La cocaïne — l’alcaloïde typique que l’on extrait des feuilles de coca (Erythroxylum novogranatense) — est de plus en plus utilisée dans le milieu thérapeutique en tant qu’anesthésiant topique des muqueuses. Cependant, la voie biochimique induisant la synthèse de la molécule par la plante était jusqu’ici en partie méconnue, engendrant une exploitation massive des feuilles de coca. Dans une nouvelle étude, des chercheurs ont peut-être révolutionné l’utilisation thérapeutique de la cocaïne en découvrant les enzymes spécifiques induisant sa synthèse. Ils ont réussi à produire la substance en modifiant génétiquement des plants de tabac, dans des conditions et des quantités contrôlées.
Depuis des siècles, les feuilles de coca sont traditionnellement utilisées par les Autochtones sud-américains pour leurs vertus stimulantes, mais aussi pour leurs effets analgésiques et anesthésiques. Cependant, les graves effets de dépendance et le commerce illicite liés à la substance font qu’elle est davantage connue du grand public pour ses effets néfastes sur la santé.
Or, des chercheurs ont découvert récemment que la cocaïne pouvait être utilisée pour diverses chirurgies au niveau des muqueuses, notamment en ophtalmologie. Directement instillée dans l’œil, la substance serait d’une efficacité sans pareil (bien plus qu’une anesthésie locale classique), en rendant l’œil du patient instantanément insensible à la douleur, évitant ainsi le besoin d’anesthésie générale. Elle serait également un puissant analgésique, pouvant donc être utilisée pour soulager les douleurs traumatiques.
Afin d’explorer l’utilisation de la cocaïne dans le domaine médical, des chercheurs ont identifié en grande partie la voie de sa biosynthèse. Mais la dernière pièce du puzzle, un précurseur chimique complétant le processus chimique allant de l’acide 4-(1-méthyl-2-pyrrolidinyl)-3-oxobutanoïque ou MPOA à l’alcaloïde tropane (la cocaïne), n’avait pas encore été identifiée.
Des chercheurs de l’Institut botanique de Kunming, en Chine, ont découvert les pièces manquantes, qui sont notamment deux enzymes connues sous les noms d’EnCYP81AN15 et EnMT4. En rajoutant ces dernières au processus biochimique, les chercheurs ont pu synthétiser de la cocaïne à partir de tabac génétiquement modifié, et comptent également induire la voie de biosynthèse dans des microorganismes tels qu’Escherichia coli ou Saccharomyces cerevisiae.

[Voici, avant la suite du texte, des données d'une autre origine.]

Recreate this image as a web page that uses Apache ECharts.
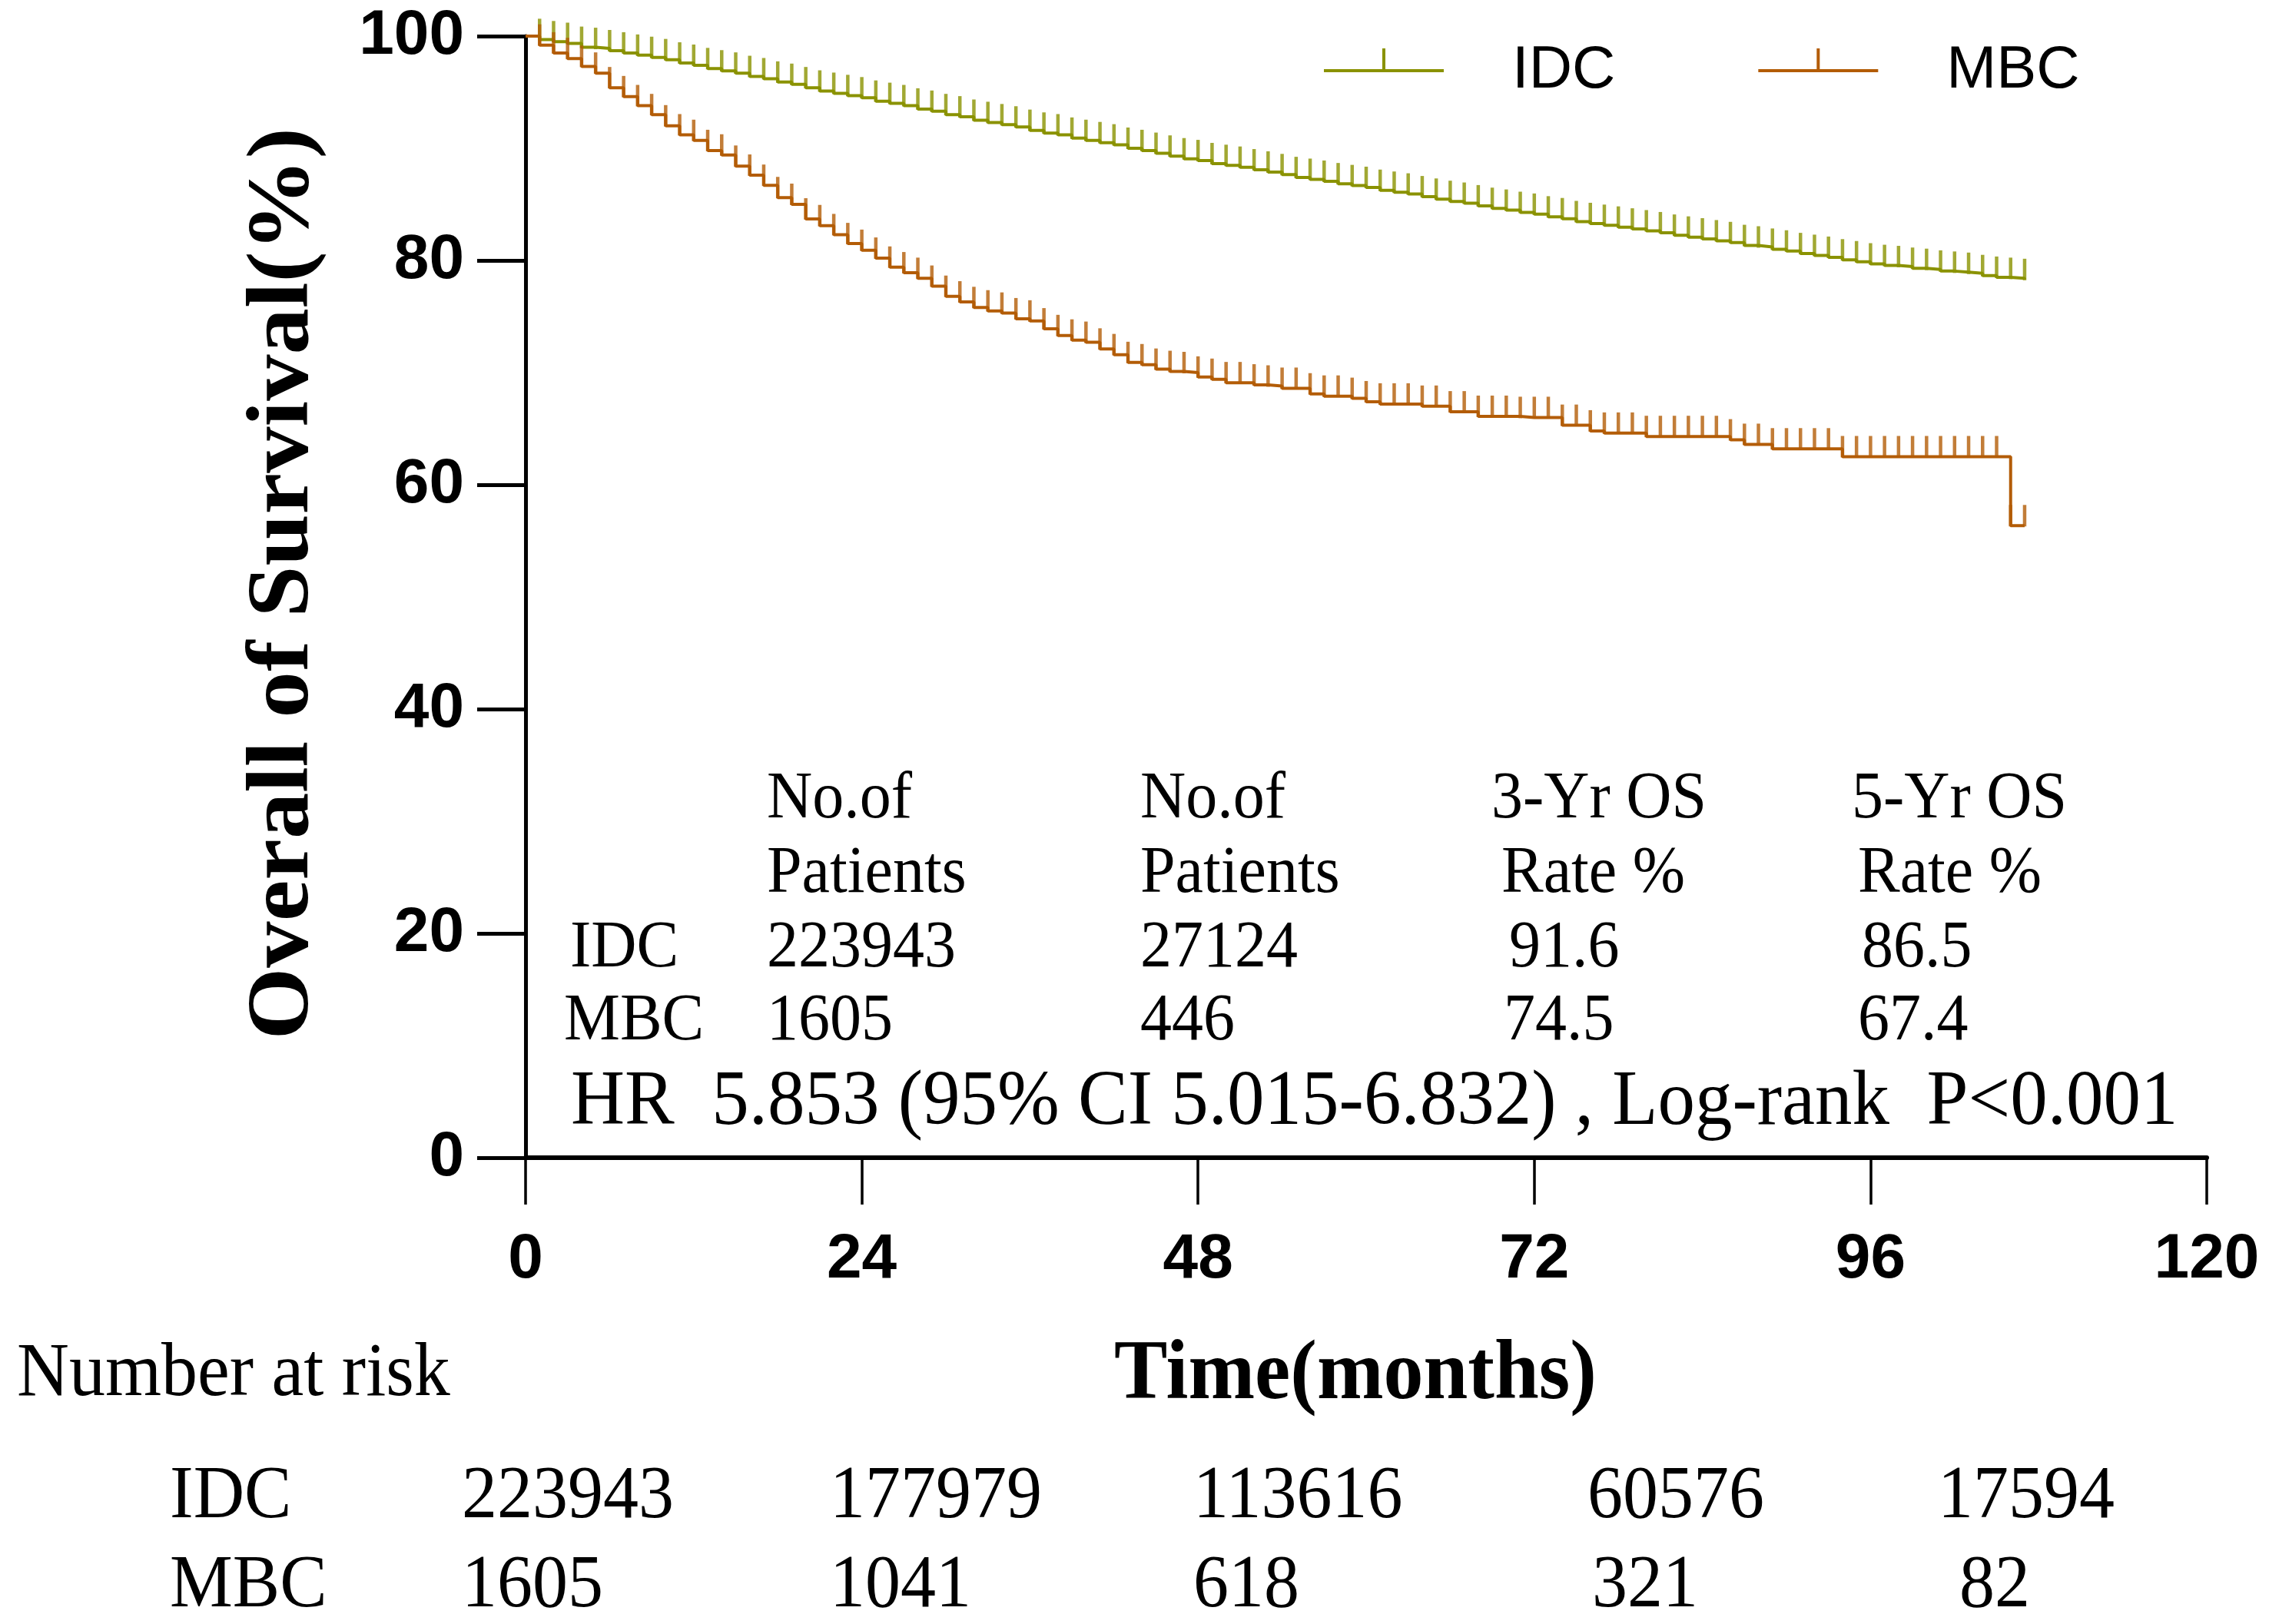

Répondre à une demande uniquement médicale
En modifiant génétiquement la Nicotiana benthamiana, une plante de la famille du tabac, les chercheurs chinois ont pu obtenir environ 400 nanogrammes de cocaïne par milligramme de feuilles séchées. En comparaison, les feuilles de coca en produisent 25 fois plus. La cocaïne issue du tabac serait ainsi loin de satisfaire une demande à grande échelle, mais la voie complète de biosynthèse pourrait être reproduite par des organismes en grande abondance dans la nature et à croissance rapide, comme la bactérie Escherichia coli ou la levure Saccharomyces cerevisiae.
La nouvelle étude, détaillée dans la revue ACS Publications, indique en effet que les deux enzymes médient sélectivement la cyclisation oxydative de S-MPOA pour donner l’ecgonone intermédiaire instable, qui est ensuite méthylée pour former de la méthylecgonone optiquement active (ou l’alcaloïde tropanique). Dans leur étude, les chercheurs ont ainsi établi cette voie de biosynthèse dans la Nicotiana benthamiana.
Par ailleurs, la production de cocaïne par d’autres organismes végétaux n’offrirait aucun avantage aux commerces illicites, car la culture du coca et l’extraction de la cocaïne à partir des feuilles seraient beaucoup moins couteuses. L’induction de la voie de biosynthèse à partir d’autres plantes serait ainsi plus adaptée au milieu pharmaceutique, car cela permettrait de développer des composés aux propriétés similaires (à la cocaïne issue de la coca), mais aux caractéristiques uniques destinées au milieu médical.
La production à partir d’autres plantes permettrait également à terme aux industries pharmaceutiques de se passer de la production à partir de feuilles de coca, et de contrôler la production de la substance à destination des patients. Cette alternative pourrait potentiellement avoir d’importants impacts sur la chaîne d’approvisionnement de la cocaïne, et permettrait peut-être de la régulariser davantage.
Toutefois, il faut garder à l’esprit que l’utilisation de la cocaïne, même dans le domaine médical, reste restreinte en raison de l’éventuelle dépendance que les patients pourraient développer. Davantage de recherches seront ainsi nécessaires avant de pouvoir utiliser la substance librement en milieu médical et de façon contrôlée.